**SUPPLIED INFORMATION:**
►
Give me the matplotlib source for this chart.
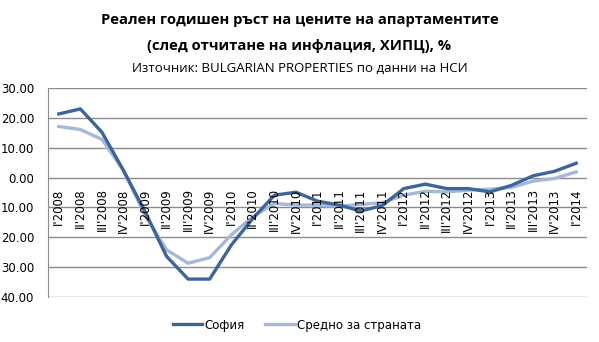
import matplotlib
matplotlib.use("Agg")
import matplotlib.pyplot as plt
from matplotlib.ticker import FuncFormatter

quarters = ["I'2008", "II'2008", "III'2008", "IV'2008",
            "I'2009", "II'2009", "III'2009", "IV'2009",
            "I'2010", "II'2010", "III'2010", "IV'2010",
            "I'2011", "II'2011", "III'2011", "IV'2011",
            "I'2012", "II'2012", "III'2012", "IV'2012",
            "I'2013", "II'2013", "III'2013", "IV'2013",
            "I'2014"]
sofia = [21.3, 23.0, 15.2, 2.4, -11.4, -26.4, -34.0, -34.0, -22.6, -13.7, -5.9, -4.9,
         -7.9, -9.2, -11.2, -9.4, -3.7, -2.2, -3.7, -3.7, -4.8, -2.6, 0.6, 2.1, 4.8]
country = [17.1, 16.1, 12.8, 2.4, -12.6, -24.2, -28.7, -26.8, -19.2, -13.1, -8.7, -9.2,
           -9.2, -9.6, -9.0, -8.4, -5.9, -4.6, -4.8, -4.2, -3.9, -3.3, -1.2, -0.3, 1.9]
series_names = ["София", "Средно за страната"]
title_lines = ["Реален годишен ръст на цените на апартаментите",
               "(след отчитане на инфлация, ХИПЦ), %"]
subtitle = "Източник: BULGARIAN PROPERTIES по данни на НСИ"

fig = plt.figure(figsize=(5.99, 3.42), dpi=100)
ax = fig.add_axes([48/599, 1-297/342, (587-48)/599, (297-88)/342])

x = list(range(len(quarters)))
ax.plot(x, sofia, color="#3C6699", lw=2.4, label=series_names[0], zorder=3)
ax.plot(x, country, color="#A5B8DA", lw=2.4, label=series_names[1], zorder=2)

ax.set_xlim(-0.5, len(quarters) - 0.5)
ax.set_ylim(-40, 30)
ax.set_yticks(range(-40, 31, 10))
ax.yaxis.set_major_formatter(FuncFormatter(lambda v, p: f"{abs(v):.2f}"))
ax.tick_params(axis="y", length=0, pad=10, labelsize=8.5)
ax.set_xticks([])
ax.grid(axis="y", color="#8C8C8C", lw=1)
ax.set_axisbelow(True)
for s in ["top", "right", "bottom"]:
    ax.spines[s].set_visible(False)
ax.spines["left"].set_color("#8C8C8C")

for i, q in enumerate(quarters):
    ax.text(i, -3.6, q, rotation=90, ha="center", va="top", fontsize=8.5, color="#000000")

fig.text(0.5, 1-20/342, title_lines[0], ha="center", va="center", fontsize=10.6,
         fontweight="bold", family="Open Sans")
fig.text(0.5, 1-46/342, title_lines[1], ha="center", va="center", fontsize=10.6,
         fontweight="bold", family="Open Sans")
fig.text(0.5, 1-68/342, subtitle, ha="center", va="center", fontsize=9.5, family="Open Sans")

fig.legend(loc="center", bbox_to_anchor=(297/599, 1-325/342), ncol=2, frameon=False,
           fontsize=8.5, handlelength=2.5, handletextpad=0.2, columnspacing=1.7)

fig.savefig("out.png", dpi=100)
◄
**WRITTEN REQUEST:**
Write down every line from the opening of the listing to the line with "from matplotlib.ticker import FuncFormatter", both included, and nothing else; the pictures are omitted.

**SOLVED EXERCISE:**
Give me the matplotlib source for this chart.
import matplotlib
matplotlib.use("Agg")
import matplotlib.pyplot as plt
from matplotlib.ticker import FuncFormatter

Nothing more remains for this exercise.